Never let facts or reality get in the way of a baseless and idiotic identity politics agenda. Nowadays it seems feelings and intentions are more important that facts and outcomes.
Peter Moron, sorry Martin, is the economics editor of The Age. One wonders what economics qualifications and understanding one needs to write on economics for the Age, but it is his references that count most. After all, according to Bernard Keane:
Writing today for Fairfax on the case for gender based tax rates, yes, the case to tax men and women differently, Moron, sorry Martin wrote:
Someone who earns $1000 from wages pays twice as much as someone who earns $1000 by making a capital gain selling an asset. Income from capital gains is taxed more lightly in accordance with what’s known as optimal taxation theory.
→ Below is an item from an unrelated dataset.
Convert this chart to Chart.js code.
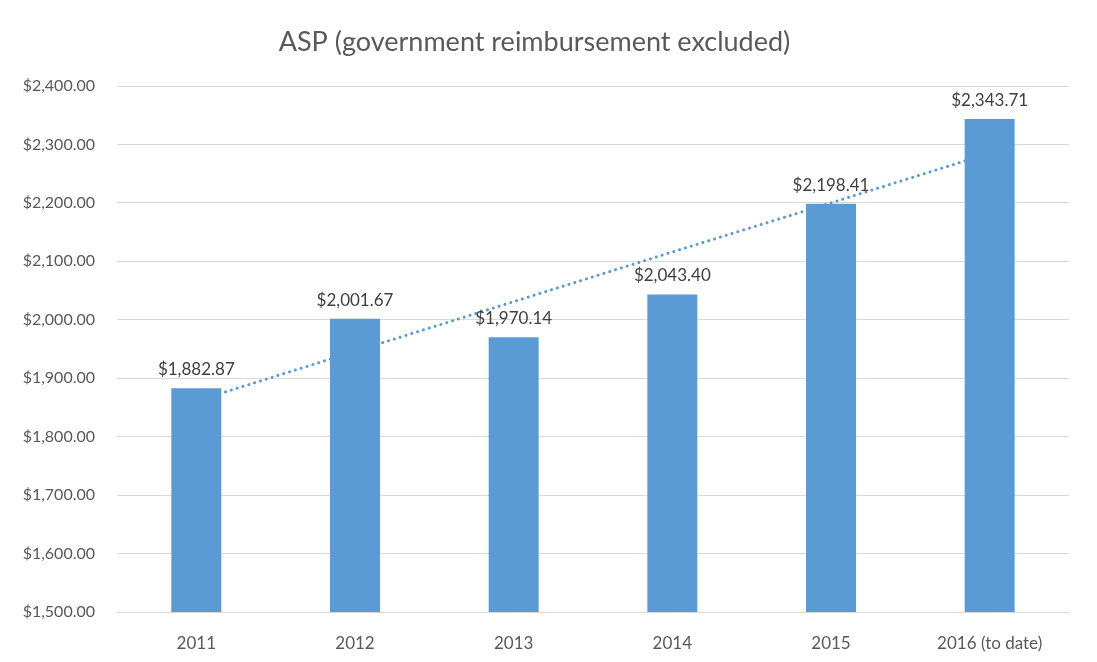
<!DOCTYPE html>
<html>
<head>
<meta charset="utf-8">
<script src="https://cdn.jsdelivr.net/npm/chart.js@4"></script>
<style>
  html, body { margin: 0; padding: 0; background: #fff; }
  #wrap { width: 1097px; height: 662px; }
</style>
</head>
<body>
<div id="wrap"><canvas id="myChart"></canvas></div>
<script>
const years = ['2011', '2012', '2013', '2014', '2015', '2016 (to date)'];
const asp = [1882.87, 2001.67, 1970.14, 2043.40, 2198.41, 2343.71];
// dotted trend line at each category centre
const trend = [1861, 1946, 2031, 2116, 2200, 2285];

const yMin = 1500;
const yMax = 2400;
const yStep = 100;

const textColor = '#595959';
const barColor = '#5B9BD5';
const gridColor = '#D9D9D9';
const fontFamily = 'Lato, "Open Sans", sans-serif';

const money = (v) => '$' + v.toLocaleString('en-US', {minimumFractionDigits: 2, maximumFractionDigits: 2});

// labels above the bars
const barLabels = {
    id: 'barLabels',
    afterDatasetsDraw(chart) {
        const ctx = chart.ctx;
        const meta = chart.getDatasetMeta(0);
        ctx.save();
        ctx.font = '17px ' + fontFamily;
        ctx.fillStyle = '#404040';
        ctx.textAlign = 'center';
        ctx.textBaseline = 'bottom';
        meta.data.forEach((bar, i) => {
            ctx.fillText(money(asp[i]), bar.x, bar.y - 10);
        });
        ctx.restore();
    }
};

const ctx = document.getElementById('myChart');

new Chart(ctx, {
    data: {
        labels: years,
        datasets: [{
            type: 'bar',
            label: 'ASP',
            data: asp,
            backgroundColor: barColor,
            borderWidth: 0,
            barPercentage: 1,
            categoryPercentage: 0.315,
            order: 1
        }, {
            type: 'line',
            label: 'Trend',
            data: trend,
            borderColor: barColor,
            borderWidth: 3,
            borderDash: [0.1, 6],
            borderCapStyle: 'round',
            pointRadius: 0,
            fill: false,
            tension: 0,
            order: 2
        }]
    },
    options: {
        responsive: true,
        maintainAspectRatio: false,
        animation: false,
        layout: { padding: { left: 0, right: 28, top: 0, bottom: 0 } },
        plugins: {
            legend: { display: false },
            tooltip: { enabled: false },
            title: {
                display: true,
                text: 'ASP (government reimbursement excluded)',
                color: textColor,
                font: { family: fontFamily, size: 27, weight: 'normal' },
                padding: { top: 26, bottom: 27.6 }
            }
        },
        scales: {
            x: {
                grid: { display: false },
                border: { color: gridColor, width: 1 },
                ticks: {
                    color: textColor,
                    font: { family: fontFamily, size: 17 },
                    padding: 13
                },
                afterFit(scale) { scale.height = 50; }
            },
            y: {
                min: yMin,
                max: yMax,
                grid: { color: gridColor, drawTicks: false },
                border: { display: false },
                ticks: {
                    stepSize: yStep,
                    color: textColor,
                    font: { family: fontFamily, size: 16 },
                    padding: 22,
                    callback: (v) => money(v)
                },
                afterFit(scale) { scale.width = 117; }
            }
        }
    },
    plugins: [barLabels]
});
</script>
</body>
</html>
No they don’t and no it isn’t you idiot.
Someone who made $1,000 from a capital gain did not earn it in 1 single year unlike the person who earned $1,000 from wages. By definition, a capital gain is earned over more than 1 year.
So if Moron’s, sorry Martin’s, hypothetical person generated their capital gain over 5 years (at an average of $200 per year), should they pay the same amount of tax in year the asset is sold as the person who earned it all in the same year, and possibly earned $5,000 over the same 5 years? And should the person liable for capital gains tax also pay tax on the tax that is inflation?
It is because of the recognition of the multi period generation of the capital gain and the the administrative overhead of adjusting for inflation that capital gains tax rate is different to the income tax rate.
Should a farmer who took a peppercorn salary for 20 years to build his business from zero to $5 million be charged the same amount of tax on business sale as someone who earns a $5 million salary? Spartacus reckons not. Peter Moron, sorry Martin, seems to think that he should.